I have to give it to Jacob, the salesperson who sold it to us. He was good. I have a deep hatred for car shopping. Something about being talked to about features and options and having someone in your face who won't go away and just leave you alone to think about things (remember, introvert?), just makes me edgy. Jacob was nice, though. And he didn't talk too much and answered all our questions and drove us all over the lots looking for the features we wanted. Yes, we still spent hours and hours waiting on paperwork and signing stuff (thank goodness the dealership had games to occupy the kids), but it didn't seem to take as long as I had thought it would. And now I have a bright, shiny, new minivan to last me for the next ten years (that's the plan, anyway).

I mean, sliding doors. Not just sliding doors, but sliding doors with automatic buttons, both inside, on the remote, and by the driver's seat. It was the sliding doors that did me in. Now we pull into a parking spot like we own the place. "Am I in the lines?" I ask the kids when we park. "Look at how we can fit and not hit the car next to us when we open the doors!" It's magic, I tell you. Pure magic. No more standing behind doors if it's windy, praying they don't dent the car next to us. No more telling the kids to wait to open the door until I got to their side of the car. No, sir. Now we have buttons. Push and wait. Then push to close again. We have conquered wind and tight parking spaces. Thank you, sliding doors on my bright, shiny, new minivan.

Although the first week we had it home, it was rear-ended in the McDonald's drive-through. By rear-ended, I mean bumped enough to damage the rear cameras. But the kids have quite the story to tell about being in an accident and how exciting it was! We had to give it back for a week to get fixed.

Then, we had a bright, shiny, new minivan with an even newer bumper.

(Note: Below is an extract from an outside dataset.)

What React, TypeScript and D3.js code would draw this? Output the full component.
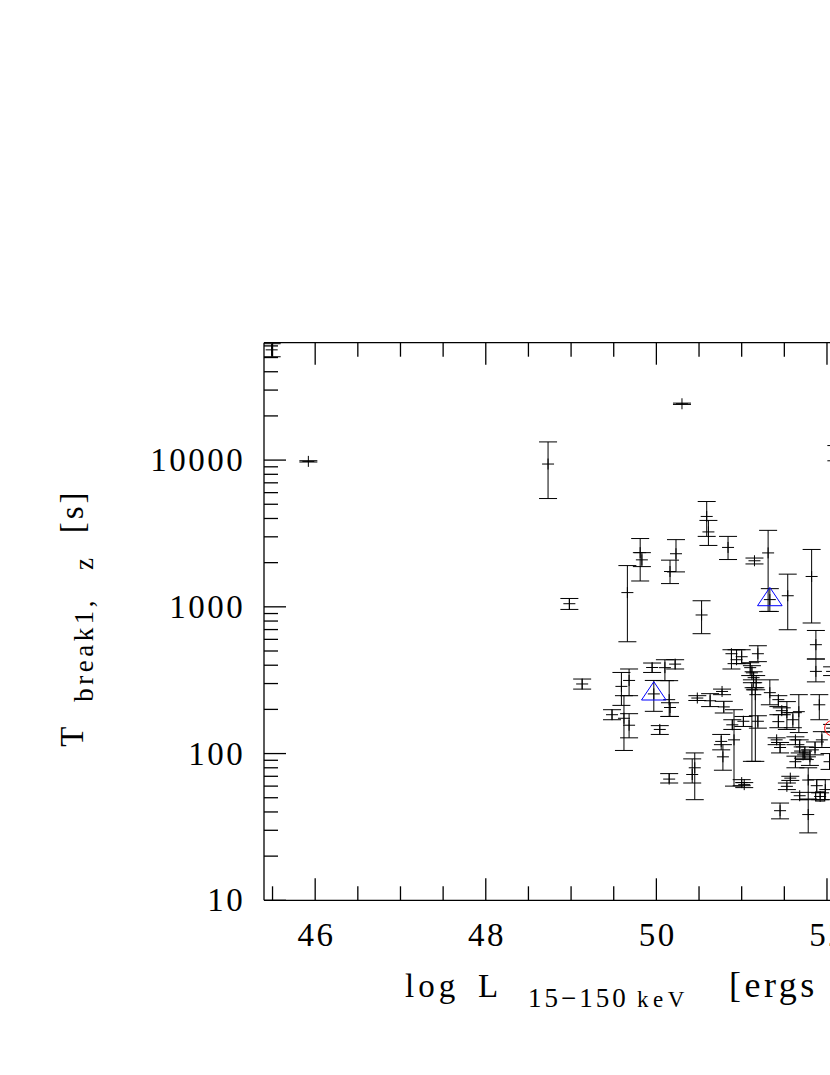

Although not too long ago we were hit in a parking lot and had to take it back in to get fixed. Again, pretty minor, but enough so that the paint was scraped down to the metal and would have rusted would I have ignored it like I tried to convince my husband we should do. He wasn't having it. So now we have a bright, shiny, new minivan with an even newer new bumper.

Anyway, I'm a mom with a minivan now. Do I feel large and frumpy and inelegant on the road? You bet. Do I tower over the other cars and give them haughty looks when they try to merge into my lane? Nope. Will I happily trade it in for something completely different when the kids are grown? Absolutely. But do I love those sliding doors and not having to be blamed for the paint scratches on the cars next to us? Indeed I do.



Insert picture of Toyota Sienna in pretty ice blue color (there was a technical term for the color, but I don't remember. Feel free to Google).